Aim = Exactly the lines from the one containing "Write a Python" through the one containing "import plotly.graph_objects as go" must be returned; include both ends and nothing else.

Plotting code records
******************************

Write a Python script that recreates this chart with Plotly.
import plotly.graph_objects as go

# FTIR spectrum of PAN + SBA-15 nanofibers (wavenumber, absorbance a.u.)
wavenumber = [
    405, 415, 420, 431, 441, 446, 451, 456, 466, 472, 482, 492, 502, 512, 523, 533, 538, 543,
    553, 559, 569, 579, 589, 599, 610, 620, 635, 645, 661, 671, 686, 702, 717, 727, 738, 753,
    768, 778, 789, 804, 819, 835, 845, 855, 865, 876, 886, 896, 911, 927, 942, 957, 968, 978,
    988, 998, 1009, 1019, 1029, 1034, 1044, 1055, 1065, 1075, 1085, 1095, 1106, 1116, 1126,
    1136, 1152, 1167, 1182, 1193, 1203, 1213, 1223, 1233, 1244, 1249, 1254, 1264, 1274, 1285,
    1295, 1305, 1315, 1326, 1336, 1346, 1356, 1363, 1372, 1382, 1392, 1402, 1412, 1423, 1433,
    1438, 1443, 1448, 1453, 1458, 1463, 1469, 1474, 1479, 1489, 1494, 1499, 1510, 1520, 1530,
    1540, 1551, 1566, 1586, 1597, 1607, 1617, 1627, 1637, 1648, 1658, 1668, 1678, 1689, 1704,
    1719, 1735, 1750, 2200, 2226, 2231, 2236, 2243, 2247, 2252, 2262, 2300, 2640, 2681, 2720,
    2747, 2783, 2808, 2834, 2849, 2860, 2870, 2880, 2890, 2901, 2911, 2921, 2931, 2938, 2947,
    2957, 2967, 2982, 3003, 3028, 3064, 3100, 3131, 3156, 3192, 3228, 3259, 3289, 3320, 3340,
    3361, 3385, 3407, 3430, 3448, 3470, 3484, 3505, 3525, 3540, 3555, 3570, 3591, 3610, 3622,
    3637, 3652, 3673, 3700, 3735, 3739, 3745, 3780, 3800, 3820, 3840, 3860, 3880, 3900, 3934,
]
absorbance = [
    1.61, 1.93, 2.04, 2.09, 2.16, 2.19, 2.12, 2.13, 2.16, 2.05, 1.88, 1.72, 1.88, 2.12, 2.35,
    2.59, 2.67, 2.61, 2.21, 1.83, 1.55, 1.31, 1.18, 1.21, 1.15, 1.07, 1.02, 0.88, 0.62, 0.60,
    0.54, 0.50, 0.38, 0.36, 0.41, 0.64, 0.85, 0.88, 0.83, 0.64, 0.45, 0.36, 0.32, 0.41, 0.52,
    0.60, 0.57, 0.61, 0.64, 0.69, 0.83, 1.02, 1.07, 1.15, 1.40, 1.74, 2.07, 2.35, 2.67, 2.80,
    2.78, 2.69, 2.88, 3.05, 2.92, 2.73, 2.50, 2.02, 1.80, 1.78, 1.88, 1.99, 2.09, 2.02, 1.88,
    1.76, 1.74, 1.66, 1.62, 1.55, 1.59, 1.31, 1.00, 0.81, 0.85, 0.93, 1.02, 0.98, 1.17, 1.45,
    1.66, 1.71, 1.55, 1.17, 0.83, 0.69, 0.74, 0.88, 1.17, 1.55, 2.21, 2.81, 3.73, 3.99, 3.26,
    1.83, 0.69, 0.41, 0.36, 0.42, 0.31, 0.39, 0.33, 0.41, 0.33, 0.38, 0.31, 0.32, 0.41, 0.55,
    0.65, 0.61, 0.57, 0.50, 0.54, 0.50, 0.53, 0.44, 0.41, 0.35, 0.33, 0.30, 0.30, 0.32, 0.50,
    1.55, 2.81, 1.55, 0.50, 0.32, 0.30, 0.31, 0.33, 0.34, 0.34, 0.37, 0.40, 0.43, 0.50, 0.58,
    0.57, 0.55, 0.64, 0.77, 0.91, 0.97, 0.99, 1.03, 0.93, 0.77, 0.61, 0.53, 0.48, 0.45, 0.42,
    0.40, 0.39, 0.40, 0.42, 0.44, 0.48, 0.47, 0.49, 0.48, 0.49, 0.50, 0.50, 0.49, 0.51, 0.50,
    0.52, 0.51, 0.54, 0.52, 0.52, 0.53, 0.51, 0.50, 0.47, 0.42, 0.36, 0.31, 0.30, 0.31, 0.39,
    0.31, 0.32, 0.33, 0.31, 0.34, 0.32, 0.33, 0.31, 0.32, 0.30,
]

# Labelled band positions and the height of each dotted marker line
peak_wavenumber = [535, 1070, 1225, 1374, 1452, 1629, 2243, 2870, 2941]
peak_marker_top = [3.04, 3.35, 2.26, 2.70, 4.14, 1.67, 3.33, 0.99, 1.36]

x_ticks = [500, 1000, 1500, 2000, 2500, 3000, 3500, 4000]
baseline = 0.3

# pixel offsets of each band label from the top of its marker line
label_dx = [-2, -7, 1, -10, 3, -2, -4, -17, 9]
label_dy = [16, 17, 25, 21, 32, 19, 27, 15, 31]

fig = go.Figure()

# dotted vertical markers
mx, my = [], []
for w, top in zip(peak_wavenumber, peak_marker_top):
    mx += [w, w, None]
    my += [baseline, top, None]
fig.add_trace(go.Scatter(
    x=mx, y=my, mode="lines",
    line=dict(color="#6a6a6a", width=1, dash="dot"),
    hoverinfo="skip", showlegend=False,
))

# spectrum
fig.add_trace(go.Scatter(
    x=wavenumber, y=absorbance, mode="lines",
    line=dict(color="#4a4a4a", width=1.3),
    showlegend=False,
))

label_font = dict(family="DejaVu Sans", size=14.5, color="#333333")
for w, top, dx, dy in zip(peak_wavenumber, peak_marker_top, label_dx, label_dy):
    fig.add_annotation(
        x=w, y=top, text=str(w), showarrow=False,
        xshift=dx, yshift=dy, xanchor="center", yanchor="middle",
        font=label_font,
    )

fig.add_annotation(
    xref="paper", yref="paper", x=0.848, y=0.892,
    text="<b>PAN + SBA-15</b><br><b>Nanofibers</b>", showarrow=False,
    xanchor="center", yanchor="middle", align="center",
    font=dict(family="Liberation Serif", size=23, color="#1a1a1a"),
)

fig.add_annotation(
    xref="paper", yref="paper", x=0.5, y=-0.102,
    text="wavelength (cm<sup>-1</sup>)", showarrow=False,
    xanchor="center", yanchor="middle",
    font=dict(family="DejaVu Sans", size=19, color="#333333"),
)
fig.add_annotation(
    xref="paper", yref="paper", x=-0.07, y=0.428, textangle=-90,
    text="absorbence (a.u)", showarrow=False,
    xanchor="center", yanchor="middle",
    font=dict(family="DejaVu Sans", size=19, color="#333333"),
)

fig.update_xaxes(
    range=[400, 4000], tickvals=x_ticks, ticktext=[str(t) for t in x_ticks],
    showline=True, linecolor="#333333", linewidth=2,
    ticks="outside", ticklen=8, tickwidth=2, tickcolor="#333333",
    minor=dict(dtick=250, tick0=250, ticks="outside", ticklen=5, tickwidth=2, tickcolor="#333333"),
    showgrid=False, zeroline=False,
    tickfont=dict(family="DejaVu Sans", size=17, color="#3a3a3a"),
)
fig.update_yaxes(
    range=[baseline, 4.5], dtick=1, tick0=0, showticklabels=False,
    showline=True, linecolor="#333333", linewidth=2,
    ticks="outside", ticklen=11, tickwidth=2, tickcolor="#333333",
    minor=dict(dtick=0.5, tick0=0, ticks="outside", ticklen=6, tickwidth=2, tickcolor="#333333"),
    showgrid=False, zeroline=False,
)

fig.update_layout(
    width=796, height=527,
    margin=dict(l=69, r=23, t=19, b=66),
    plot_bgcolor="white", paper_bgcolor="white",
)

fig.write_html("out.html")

******************************

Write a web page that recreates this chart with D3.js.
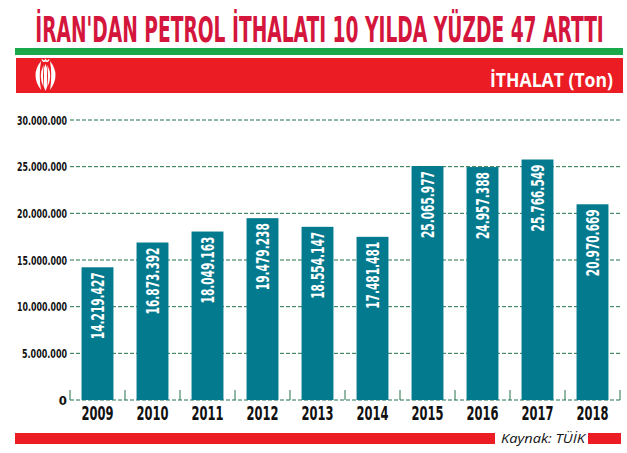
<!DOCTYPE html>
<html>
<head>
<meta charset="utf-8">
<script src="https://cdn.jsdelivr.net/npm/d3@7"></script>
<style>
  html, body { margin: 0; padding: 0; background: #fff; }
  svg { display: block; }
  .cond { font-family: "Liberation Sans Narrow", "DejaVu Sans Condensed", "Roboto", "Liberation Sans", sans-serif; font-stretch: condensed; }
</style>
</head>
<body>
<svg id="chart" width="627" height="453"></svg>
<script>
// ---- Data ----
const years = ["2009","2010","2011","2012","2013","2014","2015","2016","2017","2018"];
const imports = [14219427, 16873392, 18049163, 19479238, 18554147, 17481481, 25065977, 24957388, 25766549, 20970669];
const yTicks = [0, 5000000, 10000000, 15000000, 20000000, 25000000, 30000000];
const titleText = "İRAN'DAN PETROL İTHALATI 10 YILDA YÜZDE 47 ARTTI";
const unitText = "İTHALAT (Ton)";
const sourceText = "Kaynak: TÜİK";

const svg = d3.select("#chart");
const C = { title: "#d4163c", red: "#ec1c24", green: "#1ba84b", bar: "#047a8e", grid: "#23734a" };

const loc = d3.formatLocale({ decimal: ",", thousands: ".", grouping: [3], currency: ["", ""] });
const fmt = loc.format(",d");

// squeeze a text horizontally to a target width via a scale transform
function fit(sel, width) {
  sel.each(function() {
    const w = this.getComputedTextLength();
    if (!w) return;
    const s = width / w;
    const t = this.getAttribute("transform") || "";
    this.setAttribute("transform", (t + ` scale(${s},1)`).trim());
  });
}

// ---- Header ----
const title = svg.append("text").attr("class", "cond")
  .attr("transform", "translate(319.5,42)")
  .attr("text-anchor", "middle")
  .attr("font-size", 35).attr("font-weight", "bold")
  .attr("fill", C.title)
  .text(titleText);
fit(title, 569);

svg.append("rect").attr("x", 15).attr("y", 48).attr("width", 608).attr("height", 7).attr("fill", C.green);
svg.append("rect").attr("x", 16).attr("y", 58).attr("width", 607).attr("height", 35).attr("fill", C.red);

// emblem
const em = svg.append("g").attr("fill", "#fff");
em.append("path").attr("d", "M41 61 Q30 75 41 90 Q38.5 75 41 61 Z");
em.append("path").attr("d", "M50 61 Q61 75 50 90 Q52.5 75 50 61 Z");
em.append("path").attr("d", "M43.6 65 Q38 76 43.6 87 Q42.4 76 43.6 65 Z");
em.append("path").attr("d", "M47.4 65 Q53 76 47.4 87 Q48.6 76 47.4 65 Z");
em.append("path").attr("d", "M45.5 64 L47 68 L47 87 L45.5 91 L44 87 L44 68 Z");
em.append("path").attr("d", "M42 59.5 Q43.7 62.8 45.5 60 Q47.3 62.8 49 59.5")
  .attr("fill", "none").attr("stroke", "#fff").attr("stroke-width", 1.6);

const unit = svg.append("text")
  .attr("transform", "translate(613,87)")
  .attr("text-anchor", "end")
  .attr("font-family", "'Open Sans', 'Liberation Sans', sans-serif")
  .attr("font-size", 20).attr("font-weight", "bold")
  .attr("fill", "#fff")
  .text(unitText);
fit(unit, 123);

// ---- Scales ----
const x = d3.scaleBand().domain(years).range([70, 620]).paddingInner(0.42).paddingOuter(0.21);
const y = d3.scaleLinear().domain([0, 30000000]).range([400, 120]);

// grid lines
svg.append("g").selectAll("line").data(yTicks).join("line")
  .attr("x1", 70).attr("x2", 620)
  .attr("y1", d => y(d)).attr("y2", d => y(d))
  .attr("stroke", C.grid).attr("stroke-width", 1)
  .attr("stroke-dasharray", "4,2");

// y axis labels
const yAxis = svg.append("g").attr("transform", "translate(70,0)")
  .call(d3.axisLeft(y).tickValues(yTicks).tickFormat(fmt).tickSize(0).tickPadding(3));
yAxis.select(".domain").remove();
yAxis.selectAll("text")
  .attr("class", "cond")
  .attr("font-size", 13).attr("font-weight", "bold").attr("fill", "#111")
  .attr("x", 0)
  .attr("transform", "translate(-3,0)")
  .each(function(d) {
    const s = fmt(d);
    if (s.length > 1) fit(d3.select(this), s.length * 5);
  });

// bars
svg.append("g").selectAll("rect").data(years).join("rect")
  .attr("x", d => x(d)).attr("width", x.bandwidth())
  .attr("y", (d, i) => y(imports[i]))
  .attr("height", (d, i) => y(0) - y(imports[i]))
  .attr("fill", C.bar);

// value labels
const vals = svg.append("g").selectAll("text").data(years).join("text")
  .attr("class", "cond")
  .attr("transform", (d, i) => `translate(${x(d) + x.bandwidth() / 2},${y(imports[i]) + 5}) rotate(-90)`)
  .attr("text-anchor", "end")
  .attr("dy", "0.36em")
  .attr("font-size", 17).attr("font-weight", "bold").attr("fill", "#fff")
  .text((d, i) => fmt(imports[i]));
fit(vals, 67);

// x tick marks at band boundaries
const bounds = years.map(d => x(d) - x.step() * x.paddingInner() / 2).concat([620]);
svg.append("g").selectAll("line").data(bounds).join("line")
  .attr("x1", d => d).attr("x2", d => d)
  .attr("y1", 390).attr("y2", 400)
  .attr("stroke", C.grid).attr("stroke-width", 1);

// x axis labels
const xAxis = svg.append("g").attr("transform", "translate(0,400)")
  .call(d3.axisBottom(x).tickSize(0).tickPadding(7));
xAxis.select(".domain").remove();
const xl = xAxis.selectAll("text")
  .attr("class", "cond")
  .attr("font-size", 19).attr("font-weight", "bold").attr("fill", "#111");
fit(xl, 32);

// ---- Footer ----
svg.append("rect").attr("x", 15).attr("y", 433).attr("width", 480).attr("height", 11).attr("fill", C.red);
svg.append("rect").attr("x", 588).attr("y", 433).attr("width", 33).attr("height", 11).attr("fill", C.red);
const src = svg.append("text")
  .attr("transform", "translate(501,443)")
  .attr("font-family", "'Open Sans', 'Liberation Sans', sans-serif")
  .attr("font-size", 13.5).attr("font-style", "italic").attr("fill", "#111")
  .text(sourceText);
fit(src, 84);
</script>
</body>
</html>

******************************

Response to this task =
Write a Python script that recreates this chart with Plotly.
import plotly.graph_objects as go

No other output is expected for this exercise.